Indexing in DBMS
INDEXING AND TYPES OF INDEXING
Indexing in a Database Management System (DBMS) is a data structure technique used to efficiently retrieve records from the database files based on some attributes on which the indexing has been done.
Search Key contains the copy of the Primary Key or the Candidate Key of the database table.
The second column i.e., the pointer contains a pointer or the address of the block where that particular Search key value can be found.
TYPES OF INDEXING
- Primary Indexing
The indexing or the index table created using Primary keys is known as Primary Indexing. It is defined on ordered data. As the index is comprised of primary keys, they are unique, not null, and possess one to one relationship with the data blocks.
Data Elements must be Ordered and are Key values .
The primary index can be classified into two types: Dense index and Sparse index.
Dense Index
A dense index is an indexing method where there is an index entry for every search key value in the data file. This means that every record in the table has a corresponding index entry.
No of Index Entry = No of DB Record
Characteristics of Dense Index
- Contains an index entry for every search key value in the data file.
- Provides direct access to the data record for every key.
- Requires more storage space because it maintains an index entry for each record.
- Generally provides faster search operations since every record has a corresponding index entry.
Example
Consider a table Employee:
A dense index for the EmployeeID column would look like this:
Advantages of Dense Index
- Fast Searches: Quick access to records because there is an index entry for each record.
- Direct Access: Directly points to the data record, making retrieval operations efficient.
Disadvantages of Dense Index
- Storage Overhead: Requires more storage space for maintaining the index entries.
- Maintenance Overhead: More maintenance is required for updates, inserts, and deletes, as the index needs to be updated accordingly.
Sparse Index
A sparse index is an indexing method where index entries are not created for every search key value. Instead, index entries are created only for some of the search key values. Each index entry points to a block or a page of records.
No of Index Entry = No of Block
Characteristics of Sparse Index
- Not Every Key: Contains index entries for only some of the search key values.

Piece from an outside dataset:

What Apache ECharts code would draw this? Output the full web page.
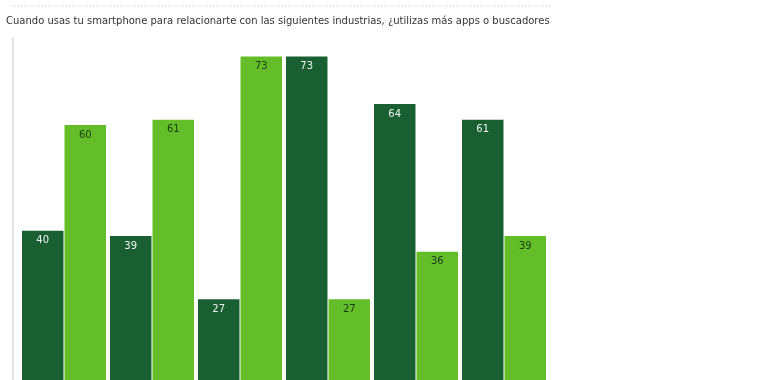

- Block Level: Each index entry points to a block or page of records rather than individual records.
- Storage: Requires less storage space compared to a dense index because it has fewer index entries.
Example
Using the same Employee table:
A sparse index for the EmployeeID column might look like this:
Here, Block 1 might contain records for EmployeeID 1 and 2, and Block 2 might contain records for EmployeeID 3 and 4.
Advantages of Sparse Index
- Storage Efficiency: Requires less storage space because it has fewer index entries.
- Maintenance Efficiency: Easier to maintain compared to dense indexing, especially for large datasets.
Disadvantages of Sparse Index
- Slower Access: May require additional block reads to locate the exact record, making searches slightly slower compared to dense indexing.
- Indirect Access: Provides indirect access to records, which may increase search time.
When to Use
- Dense Index: Suitable for smaller tables or tables where search speed is critical, and storage overhead is not a primary concern.
- Sparse Index: Ideal for large tables where storage space is a consideration and search operations can tolerate a slight performance overhead.
2. Clustering Indexing
A clustered index determines the physical order of data in a table. In other words, the order in which the rows are stored on disk is the same as the order of the index key values. This helps reduce the cost of searching because related data is kept close to each other.
In clustered indexing, the data is stored in an ordered file, usually based on a non-key field. This ordering can be based on a primary key or, in some cases, a non-primary key. When an index is created on non-primary key columns, which may not be unique, the solution is to combine two or more columns together to form a unique value.
Clustered indexing works by grouping records with similar properties together. For example, students can be grouped by their semester, such as first-semester, second-semester, and so on.
Clustered indexing utilizes only sparse indexing. The data in the search table is ordered and unique. The arrow from B1 to B2 is called block hanker .
Book Table
| BookID | Title | Genre |
|--------|----------------------|-----------|
| 3 | A Tale of Two Cities | Fiction |
| 1 | Database Systems | Academic |
| 4 | Python Programming | Technical |
| 2 | The Great Gatsby | Fiction |
If we create cluster index , the table will look like
| BookID | Title | Genre |
|--------|----------------------|-----------|
| 1 | Database Systems | Academic |
| 2 | The Great Gatsby | Fiction |
| 3 | A Tale of Two Cities | Fiction |
| 4 | Python Programming | Technical |
3. Secondary Indexing
In databases, searches can be performed on both primary key and non-primary key values. Secondary indexing is used when the data is unordered, and the values can be either key elements or non-key elements. This approach involves using two indexes to facilitate quicker and easier searches.
For key values, a primary index is used, which is a sparse index. For non-key values, a secondary index is created. In this case, the non-key values are first ordered in a secondary table. Then, a separate index table with a dense index is prepared to manage these non-key values.